By taking up Hamm v. Smith, the Supreme Court is stepping into a territory that is difficult to navigate, Slobogin said. The case involves Joseph Clifton Smith, an Alabama death-row prisoner convicted of a 1997 robbery-murder who argues he is intellectually disabled and therefore constitutionally ineligible for execution under Atkins.

Over the years, Smith received five IQ scores ranging from 72 to 78 — all slightly above the rough 70-point benchmark. But lower courts found that, once the standard error of measurement and evidence of adaptive-functioning deficits were considered, Smith qualified as intellectually disabled.

Slobogin said IQ scores can vary because of ordinary differences in test performance, the "practice effect" created by repeated exposure to similar tests, malingering by defendants intentionally underperforming, and the "Flynn effect," the theory that population-wide IQ scores gradually rise over time if testing instruments are not periodically recalibrated.

"There are lots of reasons why you could get different test scores," he said. "I don't know what the court's going to say."

On Thursday night, hours after the Supreme Court lifted a temporary stay of execution issued by the Fifth Circuit, the state of Texas executed Edward Busby, a man convicted of kidnapping and killing Laura Lee Crane, a 77-year-old retired professor, in 2005 in Tarrant County. 

Busby's attorneys had raised intellectual disability claims under Atkins and asked the court to pause the execution until it ruled in Hamm v. Smith. The three liberal-leaning justices dissented to the court's grant of Texas' emergency petition to move forward with the death sentence. According to advocates, it was Texas' 600th execution since 1982.

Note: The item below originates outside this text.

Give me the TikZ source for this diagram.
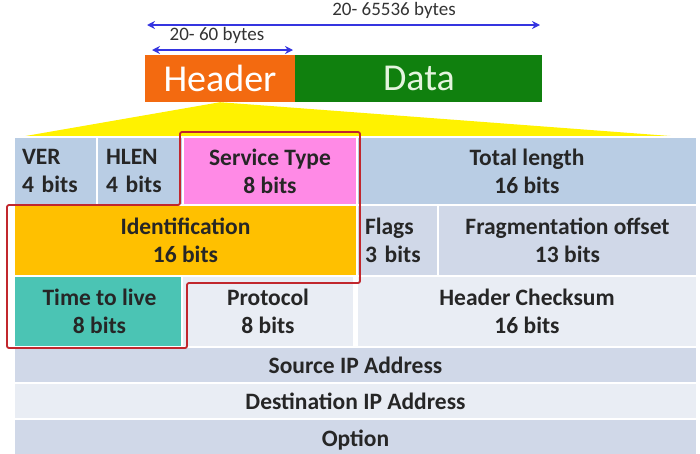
\documentclass[tikz,border=0pt]{standalone}
\usepackage{fontspec}
\setmainfont{Carlito}
\usepackage{xcolor}
\usepackage{tikz}
\usetikzlibrary{positioning,calc,arrows.meta}
\definecolor{hdrOrange}{HTML}{F36A10}
\definecolor{dataGreen}{HTML}{10800E}
\definecolor{dataText}{HTML}{E4F4DE}
\definecolor{lenBlue}{HTML}{3535E0}
\definecolor{rowTop}{HTML}{B9CDE4}
\definecolor{rowDark}{HTML}{D0D8E8}
\definecolor{rowLight}{HTML}{E9EDF4}
\definecolor{servPink}{HTML}{FF8AE6}
\definecolor{identGold}{HTML}{FFC000}
\definecolor{ttlTeal}{HTML}{4BC4B4}
\definecolor{markRed}{HTML}{C1272D}

\begin{document}
\begin{tikzpicture}[
  x=1pt, y=-1pt,
  font=\bfseries\fontsize{23.5}{28}\selectfont,
  cell/.style={draw=white, line width=2pt, inner sep=0pt, align=center, text=black!85},
  lcell/.style={cell, align=left, text width=#1},
  block/.style={inner sep=0pt, minimum height=47pt, font=\fontsize{38}{42}\selectfont},
  lenarrow/.style={{Stealth[length=8pt,width=8pt]}-{Stealth[length=8pt,width=8pt]}, line width=1.6pt, lenBlue},
  lenlabel/.style={font=\fontsize{19}{22}\selectfont, text=black!80},
]
\useasboundingbox (0,0) rectangle (700,453);

% Header / Data bar
\node[block, fill=hdrOrange, text=white, minimum width=150pt] (hdr) at (220,78.5) {Header};
\node[block, fill=dataGreen, text=dataText, minimum width=247pt, right=0pt of hdr] (data) {Data};

% length arrows
\coordinate (totL) at (147,25);
\coordinate (totR) at (540,25);
\coordinate (hdrL) at (152,50);
\coordinate (hdrR) at (293,50);
\draw[lenarrow] (totL) -- (totR);
\draw[lenarrow] (hdrL) -- (hdrR);
\node[lenlabel] (totlab) at (394,10) {20- 65536 bytes};
\node[lenlabel] (hdrlab) at (217,35) {20- 60 bytes};

% zoom wedge
\fill[yellow] (hdr.south) -- (14,138) -- (697,138) -- cycle;

% Row 1
\node[lcell={67pt}, fill=rowTop, minimum width=83pt, minimum height=68pt] (ver) at (55.5,171) {VER\\4 bits};
\node[lcell={68pt}, fill=rowTop, minimum width=86pt, minimum height=68pt] (hlen) at (140,171) {HLEN\\4 bits};
\node[cell, fill=servPink, minimum width=174pt, minimum height=68pt] (serv) at (270,171) {Service Type\\8 bits};
\node[cell, fill=rowTop, minimum width=340pt, minimum height=68pt] (total) at (527,171) {Total length\\16 bits};

% Row 2
\node[cell, fill=identGold, minimum width=343pt, minimum height=71pt] (ident) at (185.5,240.5) {Identification\\16 bits};
\node[lcell={65pt}, fill=rowDark, minimum width=81pt, minimum height=71pt] (flags) at (397.5,240.5) {Flags\\3 bits};
\node[cell, fill=rowDark, minimum width=259pt, minimum height=71pt] (frag) at (567.5,240.5) {Fragmentation offset\\13 bits};

% Row 3
\node[cell, fill=ttlTeal, minimum width=171pt, minimum height=71pt] (ttl) at (99.5,311.5) {Time to live\\8 bits};
\node[cell, fill=rowLight, minimum width=172pt, minimum height=71pt] (proto) at (268,311.5) {Protocol\\8 bits};
\node[cell, fill=rowLight, minimum width=340pt, minimum height=71pt] (chk) at (527,311.5) {Header Checksum\\16 bits};

% Rows 4-6
\node[cell, fill=rowDark, minimum width=683pt, minimum height=36pt] (src) at (355.5,365) {Source IP Address};
\node[cell, fill=rowLight, minimum width=683pt, minimum height=36pt] (dst) at (355.5,401) {Destination IP Address};
\node[cell, fill=rowDark, minimum width=683pt, minimum height=42pt] (opt) at (355.5,440) {Option};

% red outline round the marked fields
\draw[markRed, line width=1.8pt, rounded corners=2pt]
  (180,132) -- (360,132) -- (360,283) -- (187,283) -- (187,348)
  -- (7,348) -- (7,205) -- (180,205) -- cycle;

\end{tikzpicture}
\end{document}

"In capital cases, we rarely intervene to preserve life," Justice Kentanji Brown Jackson wrote in a short dissent, joined by Justice Sonia Sotomayor. "I cannot understand the court's rush to extinguish it, much less in the circumstances of this case."

Now that the court has turned down Rankin's certiorari petition, it's unclear how a ruling in Smith's favor could help Rankin get off death row. Luby said Arkansas is continuing to push to exhaust his client's remaining avenues for postconviction relief.

"This is really a claim that screams out for being taken seriously," he said. "This really is a case that involves what the Supreme Court itself has said would be a fundamental miscarriage of justice, which is to execute somebody who didn't commit a crime in the first place."